A group of six park rangers was ambushed and killed at Virunga National Park in the Democratic Republic of Congo (DRC). The park, home of about a third of the world’s mountain gorillas, has been subject to repeated attacks over the years from poachers, loggers, rebels, and militia groups, with no clear solution in sight.
The attack was attributed by DRC officials to Mai-Mai fighters — an umbrella name for a loosely affiliated group of local militias who are fighting for power and resources in Congo. Two of the fighters were killed alongside the six park rangers. In addition, a ranger was seriously injured and is currently recovering at a local hospital.
The wardens were patrolling on foot in the morning near the town of Kabuendo when they were taken “by surprise” by the attackers and had “no opportunity to defend themselves,” the park said in a statement. All of them worked for the Institute for the Conservation of Nature, the agency in charge of safeguarding protected areas.
The park authorities said they lamented the “tragic loss of life” among the rangers, who “work tirelessly and with dedication to protect both the park and the neighboring communities from the tyranny of armed groups.” In a statement, they said that “the sacrifice” of the group of rangers “will not be forgotten nor be in vain.”

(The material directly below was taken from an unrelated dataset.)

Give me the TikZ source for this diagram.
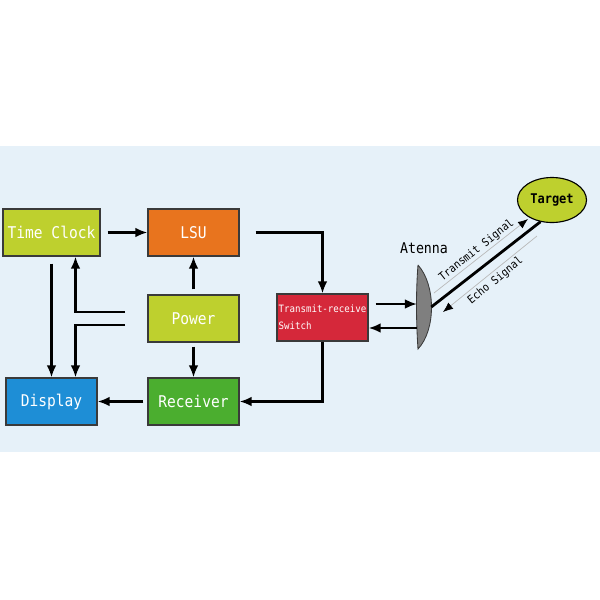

The assault against the park and its rangers comes only a year after a group of assailants killed 17 people in the same park. The victims included 12 park rangers, four civilians, and a driver. Virunga’s director, Emmanuel de Merode was shot and injured in 2014, and tourists have been repeatedly kidnapped during arranged visits to the park.

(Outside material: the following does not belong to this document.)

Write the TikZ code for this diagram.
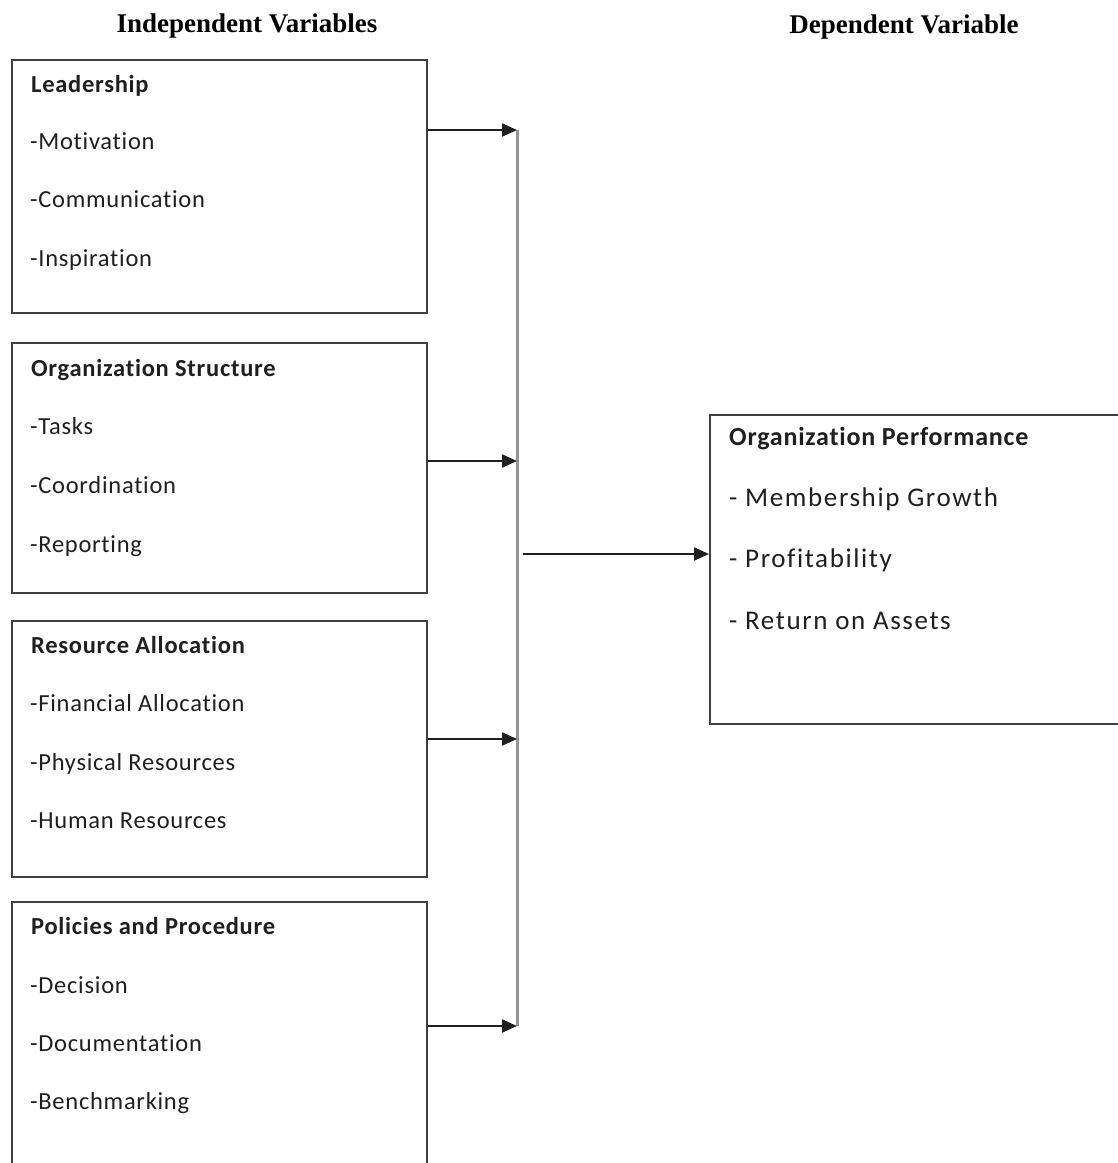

With a population of over 100 million, the DRC is Africa’s second-largest territorial state after Algeria and is almost seven times the size of Germany. It’s also home to the largest remaining rainforest areas in Africa. Virunga park was created in 1925, covers some 7,800 square kilometers (3,000 square miles), and houses a quarter of the world’s mountain gorillas — but it’s also home to some of the world’s most violent guerilla groups.

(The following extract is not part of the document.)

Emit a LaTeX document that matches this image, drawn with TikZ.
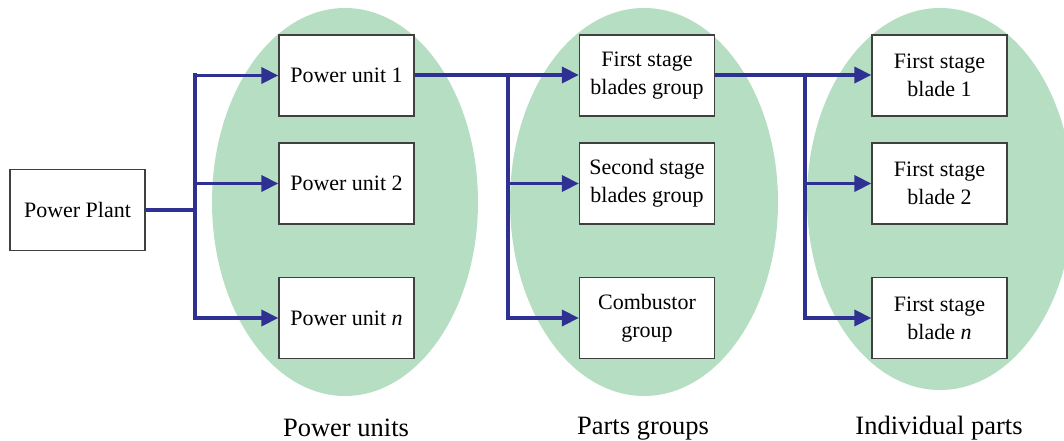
\documentclass[tikz,border=0pt]{standalone}
\usepackage{fontspec}
\setmainfont{Liberation Serif}
\usetikzlibrary{arrows.meta}
\definecolor{groupgreen}{HTML}{B6DEC3}
\definecolor{linkblue}{HTML}{2E3192}
\definecolor{boxgray}{HTML}{404040}
\begin{document}
\begin{tikzpicture}[x=1pt,y=-1pt,
  unitbox/.style={draw=boxgray, line width=1.3pt, fill=white,
    minimum width=135pt, minimum height=81pt, inner sep=0pt,
    align=center, font=\fontsize{22}{28}\selectfont},
  link/.style={draw=linkblue, line width=3.5pt},
  trunk/.style={link, line cap=rect},
  feed/.style={link, -{Triangle[length=17pt,width=16pt]}},
  grouplabel/.style={anchor=base, font=\fontsize{26.5}{32}\selectfont}]

\path[use as bounding box] (0,0) rectangle (1064,441);
\begin{scope}
  \clip (0,0) rectangle (1064,441);
  % shaded groups
  \fill[groupgreen] (345,202) ellipse [x radius=133, y radius=194];
  \fill[groupgreen] (644,202) ellipse [x radius=134, y radius=194];
  \fill[groupgreen] (940,199) ellipse [x radius=133, y radius=191];
\end{scope}

% boxes
\node[unitbox] (pp)  at (77.5,210)  {Power Plant};
\node[unitbox] (pu1) at (346.5,75.5) {Power unit 1};
\node[unitbox] (pu2) at (346.5,183.5) {Power unit 2};
\node[unitbox] (pun) at (346.5,318) {Power unit \textit{n}};
\node[unitbox] (g1)  at (647,75.5) {First stage\\blades group};
\node[unitbox] (g2)  at (647,183.5) {Second stage\\blades group};
\node[unitbox] (g3)  at (647,318) {Combustor\\group};
\node[unitbox] (b1)  at (939.5,75.5) {First stage\\blade 1};
\node[unitbox] (b2)  at (939.5,183.5) {First stage\\blade 2};
\node[unitbox] (bn)  at (939.5,318) {First stage\\blade \textit{n}};

% junction points
\coordinate (j1) at (195,210);
\coordinate (j2) at (508,75);
\coordinate (j3) at (805,75);

% plant to power units
\draw[link, line width=4.5pt] (pp.east) -- (j1);
\draw[trunk, line width=4pt] (j1 |- pu1) -- (j1 |- pun);
\draw[feed] (j1 |- pu1) -- (pu1.west);
\draw[feed] (j1 |- pu2) -- (pu2.west);
\draw[feed] (j1 |- pun) -- (pun.west);

% power unit 1 to parts groups
\draw[link] (pu1.east |- j2) -- (j2);
\draw[trunk] (j2) -- (j2 |- g3);
\draw[feed] (j2) -- (g1.west |- j2);
\draw[feed] (j2 |- g2) -- (g2.west);
\draw[feed] (j2 |- g3) -- (g3.west);

% first stage group to individual blades
\draw[link] (g1.east |- j3) -- (j3);
\draw[trunk] (j3) -- (j3 |- bn);
\draw[feed] (j3) -- (b1.west |- j3);
\draw[feed] (j3 |- b2) -- (b2.west);
\draw[feed] (j3 |- bn) -- (bn.west);

% group captions
\node[grouplabel] (lu) at (346,436) {Power units};
\node[grouplabel] (lg) at (643,434) {Parts groups};
\node[grouplabel] (li) at (939,434) {Individual parts};
\end{tikzpicture}
\end{document}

Mountain gorillas have been struggling for decades, with their forests destroyed by deforestation, civil war, and agriculture expansion. As a result, the population has significantly diminished and their population remains threatened. Conservation efforts such as the one carried out in Virunga has raised hope for the species but poachers remain as a big problem.
The park is guarded by almost 700 armed rangers, at least 200 of whom have been killed in the line of duty over the past decade. It draws thousands of visitors per year, making it the top tourist destination of DRC. Many got inspired by the 2014 documentary “Virunga,” which tells the story of the park and its protected gorillas.
Virunga decided to shut down for almost a year after a local guide and two British tourists were kidnapped in 2018. It reopened in 2019 with more strict security measures and following an audit. Visits only last an hour and tourists have to have a surgical mask in the presence of gorillas to minimize the risk of disease transmission between the two species.
The DRC authorities also took measures to improve security in all its national parks, creating a special force in charge of securing national parks (CorPPN). They have been deployed in the five DRC World Heritage sites, including Virunga. Still, violence prevails, as seen with this new assault, which forces to rediscuss the approach.